◆ Brief:
Select from the data all lines with the word "this".

◆ Material provided:
* * * * * * * * *
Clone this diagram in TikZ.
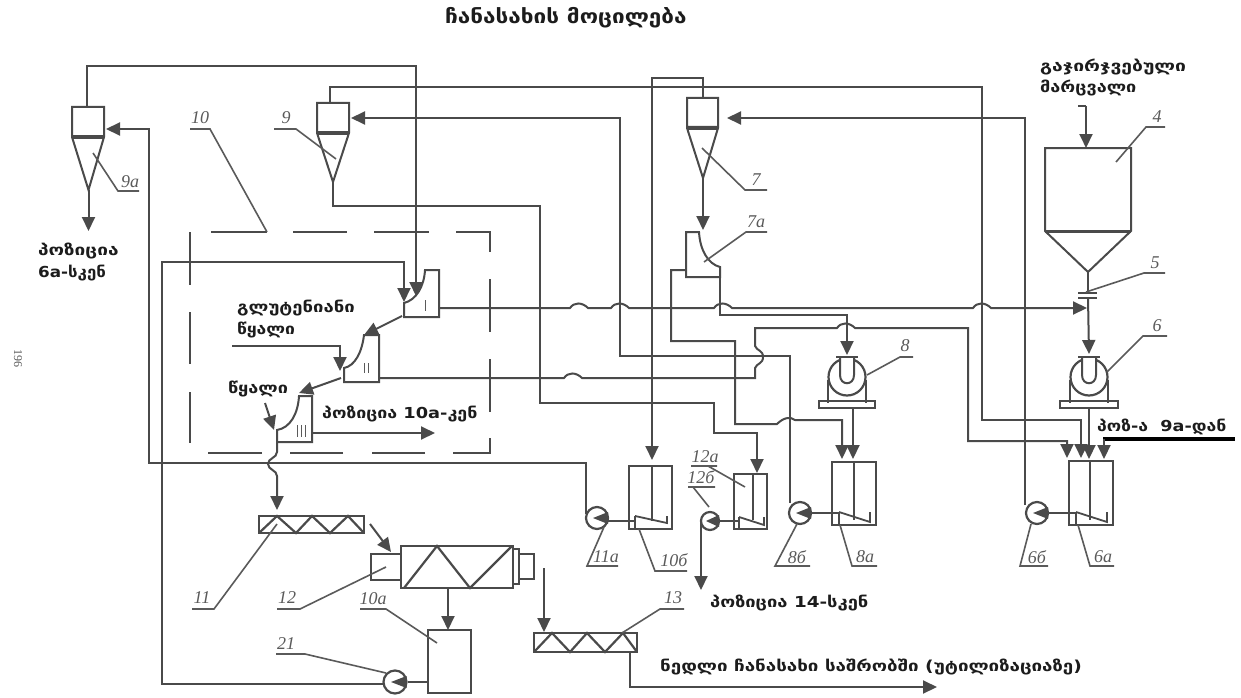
* * * * * * * * *
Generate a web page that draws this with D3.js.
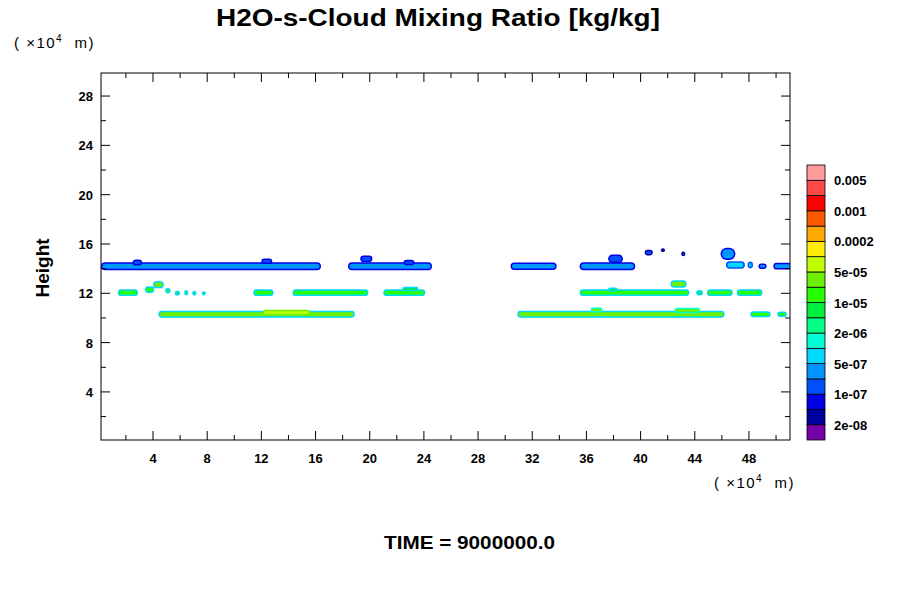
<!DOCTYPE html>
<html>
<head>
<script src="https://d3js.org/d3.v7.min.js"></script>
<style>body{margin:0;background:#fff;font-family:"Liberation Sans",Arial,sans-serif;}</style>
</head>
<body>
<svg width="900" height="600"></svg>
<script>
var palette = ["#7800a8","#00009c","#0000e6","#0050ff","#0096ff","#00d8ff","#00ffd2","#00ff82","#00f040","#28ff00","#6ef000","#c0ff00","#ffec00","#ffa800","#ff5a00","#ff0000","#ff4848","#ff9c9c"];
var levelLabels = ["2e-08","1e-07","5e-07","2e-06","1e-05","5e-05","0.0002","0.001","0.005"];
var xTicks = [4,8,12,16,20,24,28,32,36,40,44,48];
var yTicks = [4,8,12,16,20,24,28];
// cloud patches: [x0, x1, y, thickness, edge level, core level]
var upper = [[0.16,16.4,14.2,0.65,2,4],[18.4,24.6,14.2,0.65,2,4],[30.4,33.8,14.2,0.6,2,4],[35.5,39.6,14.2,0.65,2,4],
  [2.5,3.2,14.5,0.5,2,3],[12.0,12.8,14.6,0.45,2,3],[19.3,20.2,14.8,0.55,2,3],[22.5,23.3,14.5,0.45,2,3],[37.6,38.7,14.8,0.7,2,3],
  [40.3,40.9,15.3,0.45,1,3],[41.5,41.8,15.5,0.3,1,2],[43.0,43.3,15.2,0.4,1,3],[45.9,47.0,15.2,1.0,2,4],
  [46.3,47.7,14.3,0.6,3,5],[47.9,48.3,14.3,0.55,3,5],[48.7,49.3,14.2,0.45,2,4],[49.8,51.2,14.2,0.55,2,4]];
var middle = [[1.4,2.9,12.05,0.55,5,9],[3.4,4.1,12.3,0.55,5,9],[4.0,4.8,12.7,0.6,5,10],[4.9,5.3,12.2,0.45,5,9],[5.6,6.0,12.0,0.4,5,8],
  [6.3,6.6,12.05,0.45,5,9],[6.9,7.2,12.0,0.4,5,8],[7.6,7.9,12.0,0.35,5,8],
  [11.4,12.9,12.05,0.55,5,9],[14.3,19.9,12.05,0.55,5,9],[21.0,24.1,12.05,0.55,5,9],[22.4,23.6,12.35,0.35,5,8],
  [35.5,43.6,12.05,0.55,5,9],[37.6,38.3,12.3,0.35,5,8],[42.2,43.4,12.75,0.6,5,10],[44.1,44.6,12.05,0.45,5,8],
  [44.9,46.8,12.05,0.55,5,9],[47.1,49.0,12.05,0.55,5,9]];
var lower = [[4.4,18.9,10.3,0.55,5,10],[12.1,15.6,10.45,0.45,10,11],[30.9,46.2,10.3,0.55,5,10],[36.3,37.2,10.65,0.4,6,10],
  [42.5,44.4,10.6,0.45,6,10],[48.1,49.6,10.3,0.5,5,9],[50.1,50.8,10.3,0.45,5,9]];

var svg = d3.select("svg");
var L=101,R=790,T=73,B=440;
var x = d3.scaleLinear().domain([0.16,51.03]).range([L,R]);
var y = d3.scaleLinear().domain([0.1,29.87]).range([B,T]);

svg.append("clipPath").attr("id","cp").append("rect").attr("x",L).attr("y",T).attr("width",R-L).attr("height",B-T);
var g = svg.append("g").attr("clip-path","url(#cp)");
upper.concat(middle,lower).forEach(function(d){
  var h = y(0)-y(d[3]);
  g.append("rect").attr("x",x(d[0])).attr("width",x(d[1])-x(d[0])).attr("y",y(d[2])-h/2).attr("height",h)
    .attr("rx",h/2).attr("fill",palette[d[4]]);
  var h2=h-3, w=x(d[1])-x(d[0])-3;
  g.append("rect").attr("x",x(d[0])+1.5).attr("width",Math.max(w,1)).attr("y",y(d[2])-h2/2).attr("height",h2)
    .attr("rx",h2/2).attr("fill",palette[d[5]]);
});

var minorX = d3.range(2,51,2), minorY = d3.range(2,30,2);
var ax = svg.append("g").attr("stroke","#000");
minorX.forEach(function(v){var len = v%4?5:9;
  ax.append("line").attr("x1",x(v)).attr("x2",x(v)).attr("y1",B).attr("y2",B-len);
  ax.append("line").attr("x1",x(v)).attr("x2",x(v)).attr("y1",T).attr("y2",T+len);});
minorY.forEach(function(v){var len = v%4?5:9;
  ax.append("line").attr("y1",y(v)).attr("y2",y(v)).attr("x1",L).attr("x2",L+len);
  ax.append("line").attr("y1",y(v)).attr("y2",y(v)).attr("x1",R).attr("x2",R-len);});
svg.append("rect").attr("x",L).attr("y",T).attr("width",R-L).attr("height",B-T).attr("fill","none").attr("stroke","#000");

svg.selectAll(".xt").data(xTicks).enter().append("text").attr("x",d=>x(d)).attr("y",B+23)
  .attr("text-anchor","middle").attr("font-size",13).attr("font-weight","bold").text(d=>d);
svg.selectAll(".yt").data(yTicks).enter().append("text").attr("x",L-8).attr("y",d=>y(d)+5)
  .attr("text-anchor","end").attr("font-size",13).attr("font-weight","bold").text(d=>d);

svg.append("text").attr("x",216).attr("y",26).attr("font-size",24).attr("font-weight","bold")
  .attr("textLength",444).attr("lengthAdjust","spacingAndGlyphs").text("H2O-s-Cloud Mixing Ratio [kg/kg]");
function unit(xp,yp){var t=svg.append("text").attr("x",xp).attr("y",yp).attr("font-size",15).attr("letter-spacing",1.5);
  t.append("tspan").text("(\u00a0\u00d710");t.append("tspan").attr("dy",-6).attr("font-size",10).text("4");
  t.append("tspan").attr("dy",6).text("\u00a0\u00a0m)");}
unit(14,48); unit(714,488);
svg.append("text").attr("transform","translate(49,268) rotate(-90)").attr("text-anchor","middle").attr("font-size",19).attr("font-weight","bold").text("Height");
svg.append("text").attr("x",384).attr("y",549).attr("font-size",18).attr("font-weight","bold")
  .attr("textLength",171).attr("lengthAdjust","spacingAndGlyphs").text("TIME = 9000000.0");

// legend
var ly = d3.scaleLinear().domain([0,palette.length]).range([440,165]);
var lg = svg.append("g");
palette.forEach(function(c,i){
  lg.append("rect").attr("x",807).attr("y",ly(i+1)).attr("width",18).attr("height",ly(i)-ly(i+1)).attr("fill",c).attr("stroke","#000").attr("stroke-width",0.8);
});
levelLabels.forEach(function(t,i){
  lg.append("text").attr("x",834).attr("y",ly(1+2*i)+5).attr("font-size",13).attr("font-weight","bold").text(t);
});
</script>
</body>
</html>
* * * * * * * * *
◆ Problem solution:
Clone this diagram in TikZ.
Generate a web page that draws this with D3.js.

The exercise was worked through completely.